You can use docker to set up hadoop based big data platform in a few minutes, docker images include Hadoop 3+, HBase 2+, Hive 3+, Kafka 2+, Prestodb 0.247+, Flink 1.11+, ELK 7.9+ ,etc. Integration tests between Hadoop and Hive, Hadoop and HBase, Flink on yarn, Prestodb against Kafka, Elasticsearch, HBase, Hive had been covered. You can used it in development evironment to test your applications, but it's not recommended to use in production.

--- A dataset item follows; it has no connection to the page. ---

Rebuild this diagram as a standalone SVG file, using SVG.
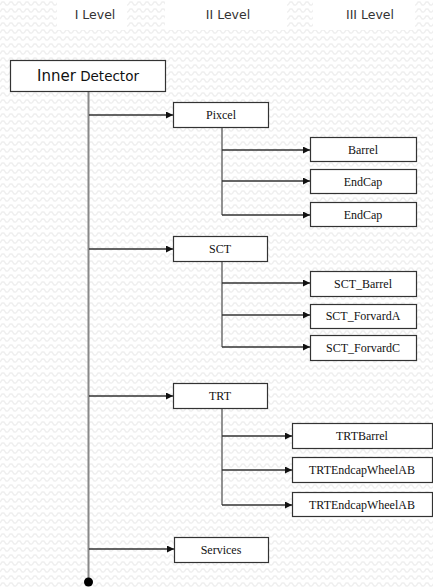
<svg xmlns="http://www.w3.org/2000/svg" width="433" height="588" viewBox="0 0 433 588">
<defs>
<pattern id="zz" width="8" height="7" patternUnits="userSpaceOnUse">
<path d="M0,5 L2,2 L4,2 L6,5 L8,5" fill="none" stroke="#efefef" stroke-width="1.4"/>
</pattern>
<marker id="ah" viewBox="0 0 10 10" refX="10" refY="5" markerWidth="9" markerHeight="7" markerUnits="userSpaceOnUse" orient="auto">
<path d="M0,0 L10,5 L0,10 Z" fill="#111"/>
</marker>
<style>
.box{fill:#fff;stroke:#333;stroke-width:1.2}
.t{font-family:"Liberation Serif","Times New Roman",serif;font-size:12px;fill:#111;text-anchor:middle}
.h{font-family:"DejaVu Sans","Liberation Sans",sans-serif;font-size:12.5px;fill:#333;text-anchor:middle}
.trunk{stroke:#888;stroke-width:2;fill:none}
.sub{stroke:#777;stroke-width:1.6;fill:none}
.arr{stroke:#333;stroke-width:1.3;fill:none;marker-end:url(#ah)}
</style>
</defs>
<rect width="433" height="588" fill="#fff"/>
<rect width="433" height="588" fill="url(#zz)"/>
<g id="headers">
<rect x="57" y="0" width="70" height="30" fill="#fff"/>
<rect x="165" y="0" width="122" height="30" fill="#fff"/>
<rect x="313" y="0" width="102" height="30" fill="#fff"/>
<text class="h" x="95" y="19">I Level</text>
<text class="h" x="228" y="19">II Level</text>
<text class="h" x="370" y="19">III Level</text>
</g>
<g id="connectors">
<line class="trunk" x1="88.5" y1="92" x2="88.5" y2="582"/>
<circle cx="88.5" cy="582" r="4.5" fill="#000"/>
<line class="arr" x1="89" y1="115" x2="173" y2="115"/>
<line class="arr" x1="89" y1="249" x2="173" y2="249"/>
<line class="arr" x1="89" y1="396" x2="173" y2="396"/>
<line class="arr" x1="89" y1="549" x2="174" y2="549"/>
<line class="sub" x1="222" y1="128" x2="222" y2="215"/>
<line class="arr" x1="222" y1="150" x2="310" y2="150"/>
<line class="arr" x1="222" y1="181" x2="310" y2="181"/>
<line class="arr" x1="222" y1="215" x2="310" y2="215"/>
<line class="sub" x1="222" y1="262" x2="222" y2="347"/>
<line class="arr" x1="222" y1="283" x2="310" y2="283"/>
<line class="arr" x1="222" y1="315" x2="310" y2="315"/>
<line class="arr" x1="222" y1="347" x2="310" y2="347"/>
<line class="sub" x1="222" y1="409" x2="222" y2="505"/>
<line class="arr" x1="222" y1="436" x2="292" y2="436"/>
<line class="arr" x1="222" y1="470" x2="292" y2="470"/>
<line class="arr" x1="222" y1="505" x2="292" y2="505"/>
</g>
<g id="inner-detector">
<rect class="box" x="10.5" y="60.5" width="155" height="31"/>
<text x="88" y="81" font-family="DejaVu Sans,Liberation Sans,sans-serif" fill="#111" text-anchor="middle"><tspan font-size="15">Inner</tspan><tspan font-size="13.5"> Detector</tspan></text>
</g>
<g id="pixcel"><rect class="box" x="173.5" y="102.5" width="95" height="25"/><text class="t" x="221" y="119">Pixcel</text></g>
<g id="barrel"><rect class="box" x="310.5" y="137.5" width="106" height="24"/><text class="t" x="363" y="154">Barrel</text></g>
<g id="endcap1"><rect class="box" x="310.5" y="169.5" width="106" height="24"/><text class="t" x="363" y="186">EndCap</text></g>
<g id="endcap2"><rect class="box" x="310.5" y="202.5" width="106" height="24"/><text class="t" x="363" y="219">EndCap</text></g>
<g id="sct"><rect class="box" x="173.5" y="236.5" width="94" height="25"/><text class="t" x="220" y="253">SCT</text></g>
<g id="sct-barrel"><rect class="box" x="310.5" y="271.5" width="106" height="25"/><text class="t" x="363" y="288">SCT_Barrel</text></g>
<g id="sct-forvarda"><rect class="box" x="310.5" y="304.5" width="106" height="24"/><text class="t" x="363" y="320">SCT_ForvardA</text></g>
<g id="sct-forvardc"><rect class="box" x="310.5" y="335.5" width="106" height="25"/><text class="t" x="363" y="352">SCT_ForvardC</text></g>
<g id="trt"><rect class="box" x="173.5" y="383.5" width="94" height="25"/><text class="t" x="220" y="400">TRT</text></g>
<g id="trtbarrel"><rect class="box" x="292.5" y="423.5" width="140" height="25"/><text class="t" x="362" y="440">TRTBarrel</text></g>
<g id="trtendcap1"><rect class="box" x="292.5" y="457.5" width="140" height="25"/><text class="t" x="362" y="474">TRTEndcapWheelAB</text></g>
<g id="trtendcap2"><rect class="box" x="292.5" y="492.5" width="140" height="24"/><text class="t" x="362" y="509">TRTEndcapWheelAB</text></g>
<g id="services"><rect class="box" x="174.5" y="537.5" width="94" height="25"/><text class="t" x="221" y="554">Services</text></g>
</svg>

Sample docker-compose.yml holds here, just download it and get started right now.
- Apache Hadoop 3.2
- Prestodb 0.247
- Kafka 2+
- Hbase 2.2
- Hive 3.1.2
- ELK 7.9.1
Git clone the repo and run docker-compose.
docker-compose up -d
Install docker ce on centos 7 or above:
1. yum remove docker docker-common docker-selinux docker-engine
2. yum install -y yum-utils device-mapper-persistent-data lvm2
3. yum-config-manager --add-repo https://mirrors.aliyun.com/docker-ce/linux/centos/docker-ce.repo
4. yum install -y docker-ce
5. systemctl start docker.service
6. systemctl enable docker.service
Install docker-compose:
1. sudo curl -L "https://github.com/docker/compose/releases/download/1.23.2/docker-compose-$(uname -s)-$(uname -m)" -o /usr/local/bin/docker-compose
2. sudo chmod +x /usr/local/bin/docker-compose
3. docker-compose --version
- HDFS: http://namenode:9870/
- YARN: http://resourcemanager:8088/
- ES:http://elasticsearch:9200/
- Kibana:http://kibana:5601/
- Presto: http://prestodb:9999/
- Hbase: http://hbase-master:16010/
- Flink:http://jobmanager:8081/ (you have to start a yarn-session firstly)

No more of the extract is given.